If you’re thinking that last sentence took something of a swift left turn, bear with me—because if you answered yes to any of those questions, then you may just like to move to the ancient Phoenician temple of Akaziwalawa.
Located in what is now Anatolia in modern-day Turkey, Akaziwalawa is a vast temple comprising a series of chambers and their adjoining living quarters, believed to have been built sometime around 2000 BC by a group of priests devoted to the chief Phoenician god Baal Hammon.
There’s nothing particularly unique about that, of course. Except that the extraordinary temple of Akaziwalawa is entirely located 200m below ground.
Having a Baal: An ancient Phoenician model of Baal Hammon
(Wikimedia Commons/Public domain)
Why go to all that effort to build a temple below ground? Well, it’s thought that the priests who dwelled in Akaziwalawa believed that without the distractions of the surface world far above them, they would grow spiritually closer to Baal and thereby receive purer wisdom and guidance. And ultimately, the priests’ reputation for wisdom and intense spirituality had soon spread far across Phoenicia.

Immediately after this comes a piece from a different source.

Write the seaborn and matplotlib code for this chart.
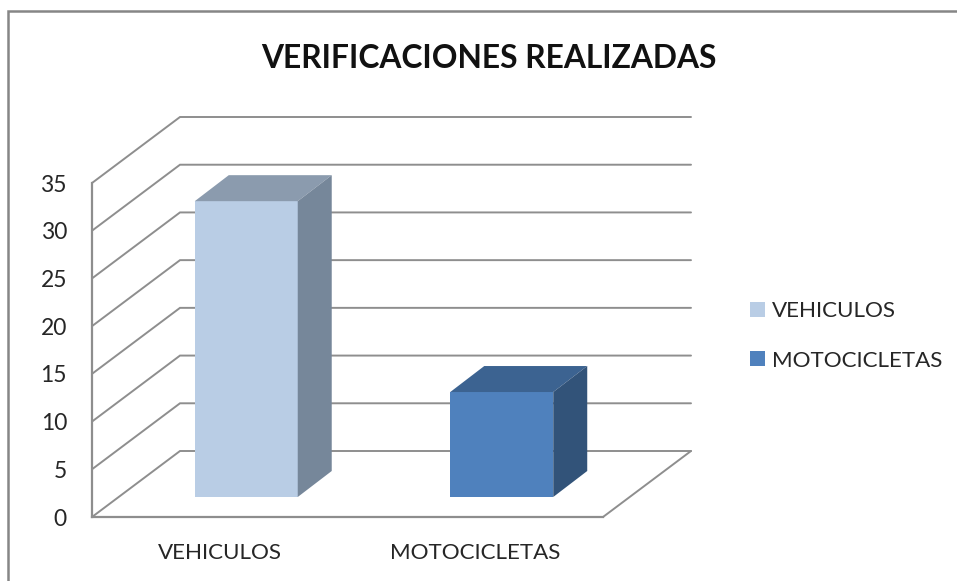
"""
Verificaciones realizadas: 3D-look column chart drawn on seaborn bars.
"""

import matplotlib
matplotlib.use('Agg')
import matplotlib.pyplot as plt
from matplotlib.lines import Line2D
from matplotlib.patches import Patch, Polygon
import seaborn as sns

categorias = ['VEHICULOS', 'MOTOCICLETAS']
verificaciones = [31, 11]
ticks_y = [0, 5, 10, 15, 20, 25, 30, 35]

colores_frente = ['#b9cde5', '#4f81bd']
colores_arriba = ['#8b9bae', '#3c6391']
colores_lado = ['#76879a', '#325379']

COLOR_LINEA = '#8e8e8e'
COLOR_TEXTO = '#262626'

sns.set_style('white')
plt.rcParams['font.family'] = ['Lato', 'DejaVu Sans']

W, H = 957, 581
fig = plt.figure(figsize=(W / 100, H / 100), dpi=100)
ax = fig.add_axes([92 / W, 1 - 517 / H, (603 - 92) / W, (517 - 183) / H])

sns.barplot(x=categorias, y=verificaciones, hue=categorias, palette=colores_frente,
            order=categorias, hue_order=categorias, dodge=False, width=0.403,
            saturation=1, legend=False, ax=ax, zorder=3)
ax.set_xlim(-0.5, 1.5)
ax.set_ylim(0, 35)

# pixels to data units, for the fake depth
px_x = 2 / (603 - 92)
px_y = 35 / (517 - 183)
pared_dx, pared_dy = 88 * px_x, 66 * px_y
barra_dx, barra_dy = 26.5 * px_x, 20 * px_y
fondo_dx, fondo_dy = 34 * px_x, 26 * px_y

# walls and floor
x0, x1 = ax.get_xlim()
for y in ticks_y:
    ax.plot([x0, x0 + pared_dx, x1 + pared_dx], [y, y + pared_dy, y + pared_dy],
            color=COLOR_LINEA, lw=1.4, clip_on=False, zorder=1,
            solid_joinstyle='miter')
ax.plot([x1 + pared_dx, x1], [pared_dy, 0], color=COLOR_LINEA, lw=1.4,
        clip_on=False, zorder=1)

# move the bars back from the front edge and add top and side faces
barras = [b for b in ax.patches if b.get_height() > 0]
for barra, arriba, lado in zip(barras, colores_arriba, colores_lado):
    barra.set_x(barra.get_x() + barra_dx)
    barra.set_y(barra_dy)
    barra.set_linewidth(0)
    xa, xb = barra.get_x(), barra.get_x() + barra.get_width()
    ya, yb = barra.get_y(), barra.get_y() + barra.get_height()
    ax.add_patch(Polygon([(xa, yb), (xb, yb), (xb + fondo_dx, yb + fondo_dy),
                          (xa + fondo_dx, yb + fondo_dy)],
                         facecolor=arriba, edgecolor='none', clip_on=False, zorder=3))
    ax.add_patch(Polygon([(xb, ya), (xb + fondo_dx, ya + fondo_dy),
                          (xb + fondo_dx, yb + fondo_dy), (xb, yb)],
                         facecolor=lado, edgecolor='none', clip_on=False, zorder=3))

sns.despine(ax=ax)
for lado in ['left', 'bottom']:
    ax.spines[lado].set_color(COLOR_LINEA)
    ax.spines[lado].set_linewidth(1.6)

ax.set_yticks(ticks_y)
ax.tick_params(axis='y', length=0, pad=18, labelsize=16.5, labelcolor=COLOR_TEXTO)
ax.tick_params(axis='x', length=0, pad=19, labelsize=16.1, labelcolor=COLOR_TEXTO)
ax.patch.set_alpha(0)

fig.text(488.5 / W, 1 - 59 / H, 'VERIFICACIONES REALIZADAS', ha='center', va='center',
         fontsize=22.9, fontweight='bold', color='#111111')

# seaborn drops the legend when hue repeats x, so it is built from the same colours
handles = [Patch(facecolor=c, edgecolor='none', label=n)
           for c, n in zip(colores_frente, categorias)]
ax.legend(handles=handles, loc='center left', bbox_to_anchor=(750 / W, 1 - 336 / H),
          bbox_transform=fig.transFigure, frameon=False, fontsize=16.1,
          labelcolor=COLOR_TEXTO, handlelength=0.67, handleheight=0.67,
          handletextpad=0.32, labelspacing=1.3, borderpad=0, borderaxespad=0)

# chart frame, cut by the screenshot on the right and at the bottom
fig.add_artist(Line2D([8 / W, 8 / W, 1], [0, 1 - 11 / H, 1 - 11 / H],
                      color='#868686', lw=1.8, solid_joinstyle='miter'))

fig.savefig('out.png', dpi=100)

Much like the Ancient Greeks’ Oracle at Delphi, worshippers would reportedly journey from miles around to descend into Akaziwalawa’s caverns and ask the temple priests for advice, or else listen to their latest visions, declarations and prognostications. (Unfortunately, we know now that in all likelihood the priests’ “visions” were probably little more than deranged hallucinations, brought on by the extreme sensory deprivation of, y’know, living underground. But hey, hindsight is twenty-twenty.)
Alas, after an earthquake partially collapsed the long, sloping tunnel that led to the temple in 1500 BC, the site was abandoned. It remained something of a local legend right through to the 1880s, when it was finally rediscovered and the home of the subterranean priests of Akaziwalawa was opened to the public once more.